Frequently I will read a book and I find it inspiring in an “I can do that” kind of way. I recently read a collection of short stories, and it motivated me, not just because the stories were great, but also because they weren’t necessarily logically resolved in the end. I have a tendency to beat myself up if I can’t come up with a clever ending, or get caught up in the details of how something would work in real life. These stories were inspiring to me in the “I can do that” kind of way. Or I will visit a museum and think “Brilliant! I could totally play with that idea.” I had this experience all over the Baltimore American Visionary Art Musueum (http://www.avam.org/index.html – I’m not sure about this website, but if you’re ever in Baltimore, I highly recommend you go…)

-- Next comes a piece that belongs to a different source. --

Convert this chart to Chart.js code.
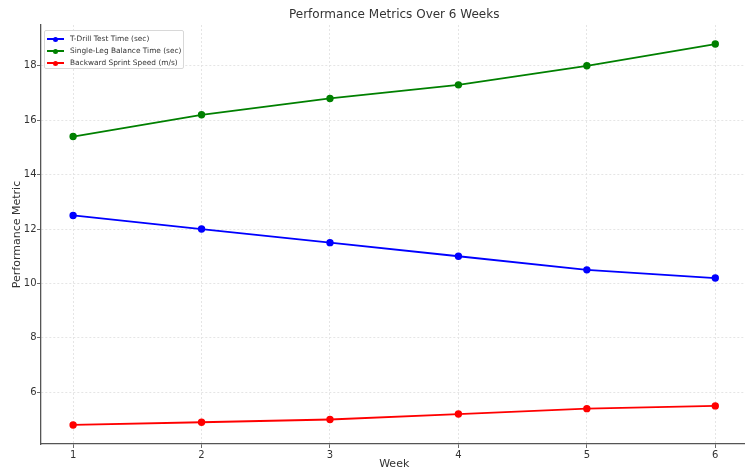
<!DOCTYPE html>
<html>
<head>
<meta charset="utf-8">
<script src="https://cdn.jsdelivr.net/npm/chart.js@4.4.1/dist/chart.umd.min.js"></script>
<style>
  html, body { margin: 0; padding: 0; background: #fff; overflow: hidden; width: 745px; height: 470px; }
  #wrap { position: relative; width: 745px; height: 470px; overflow: hidden; }
  canvas { position: absolute; left: 0; top: 0; }
  #legend { position: absolute; left: 44px; top: 30px; width: 140px; height: 39px; box-sizing: border-box;
    border: 1px solid #d8d8d8; border-radius: 2px; background: rgba(255,255,255,0.85);
    font-family: "DejaVu Sans", sans-serif; font-size: 7.4px; color: #333; padding-top: 2px; }
  .row { position: relative; height: 12px; line-height: 12px; }
  .ln { position: absolute; left: 2px; top: 5px; width: 17px; height: 2px; }
  .dot { position: absolute; left: 8px; top: 3.5px; width: 5px; height: 5px; border-radius: 50%; }
  .tx { position: absolute; left: 25px; top: 0; white-space: nowrap; }
</style>
</head>
<body>
<div id="wrap">
<canvas id="c" width="752" height="470"></canvas>
<div id="legend"></div>
</div>
<script>
const weeks = [1, 2, 3, 4, 5, 6];
const seriesNames = ["T-Drill Test Time (sec)", "Single-Leg Balance Time (sec)", "Backward Sprint Speed (m/s)"];
const tDrill = [12.5, 12.0, 11.5, 11.0, 10.5, 10.2];
const balance = [15.4, 16.2, 16.8, 17.3, 18.0, 18.8];
const sprint = [4.8, 4.9, 5.0, 5.2, 5.4, 5.5];
const yTicks = [6, 8, 10, 12, 14, 16, 18];
const xTicks = [1, 2, 3, 4, 5, 6];
const colors = ["#0000ff", "#008000", "#ff0000"];

const allSeries = [tDrill, balance, sprint];
const datasets = allSeries.map((vals, i) => ({
  label: seriesNames[i],
  data: weeks.map((w, j) => ({ x: w, y: vals[j] })),
  borderColor: colors[i],
  backgroundColor: colors[i],
  borderWidth: 1.8,
  pointRadius: 2.8,
  pointHoverRadius: 2.8,
  tension: 0
}));

const legend = document.getElementById('legend');
seriesNames.forEach((n, i) => {
  const r = document.createElement('div');
  r.className = 'row';
  r.innerHTML = `<div class="ln" style="background:${colors[i]}"></div><div class="dot" style="background:${colors[i]}"></div><div class="tx">${n}</div>`;
  legend.appendChild(r);
});

const font = "'DejaVu Sans', sans-serif";
new Chart(document.getElementById('c'), {
  type: 'line',
  data: { datasets },
  options: {
    responsive: false,
    animation: false,
    layout: { padding: { left: 0, right: 0, top: 0, bottom: 0 } },
    plugins: {
      legend: { display: false },
      tooltip: { enabled: false },
      title: {
        display: true,
        fullSize: false,
        text: "Performance Metrics Over 6 Weeks",
        color: '#333',
        font: { family: font, size: 12, weight: 'normal' },
        padding: { top: 8, bottom: 2.6 }
      }
    },
    scales: {
      x: {
        type: 'linear',
        min: 0.75, max: 6.25,
        afterBuildTicks: s => { s.ticks = xTicks.map(v => ({ value: v })); },
        afterFit: s => { s.height = 26; },
        grid: { color: '#e2e2e2', lineWidth: 0.9, tickLength: 4, tickColor: '#444', tickWidth: 0.8 },
        border: { display: true, color: '#555', width: 1.3, dash: [2, 2] },
        ticks: { color: '#333', font: { family: font, size: 10 }, padding: 1.5, maxRotation: 0 },
        title: { display: true, text: 'Week', color: '#333', font: { family: font, size: 11, lineHeight: 1.0 }, padding: { top: 0, bottom: 0 } }
      },
      y: {
        min: 4.1, max: 19.5,
        afterBuildTicks: s => { s.ticks = yTicks.map(v => ({ value: v })); },
        afterFit: s => { s.width = 41; },
        grid: { color: '#e2e2e2', lineWidth: 0.9, tickLength: 4, tickColor: '#444', tickWidth: 0.8 },
        border: { display: true, color: '#555', width: 1.3, dash: [2, 2] },
        ticks: { color: '#333', font: { family: font, size: 10 }, padding: 0.5 },
        title: { display: true, text: 'Performance Metric', color: '#333', font: { family: font, size: 11 }, padding: { top: 11, bottom: 0 } }
      }
    }
  }
});
</script>
</body>
</html>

Other times I will read something and it will be so great, so amazing, so above and beyond anything I’m capable of creating that I just have to throw up my hands and say, “There’s no hope for me.” I recently had this experience with Alice Sebold’s The Lovely Bones. True confession, although I’m afraid it makes me sound a bit too much like a moody artist: I was depressed for a few days after finishing The Lovely Bones because it was so beautifully written. “There’s no hope for me. Even if I did nothing but write all day every day, if I did nothing but slavishly develop my craft, I will never be able to create anything that good.” This will last for a day or two before I slap myself in the face and tell myself to get back to work.
I have this experience less often with art, I suppose since I’m not really an “artist” in the museum-sense, but it does happen every now and then. I’ll see a piece of art that is so beautiful, there’s no room left for any “I can do that” inspiration. Tonight I came across this:
I don’t do paper cutting; I don’t do anything even remotely like this. But I’m blown away by the level of detail, the level of dedication this art must take. I’m going to try to not be depressed, but someone slap me and tell me to get back to work if I don’t snap out of it in a day or two.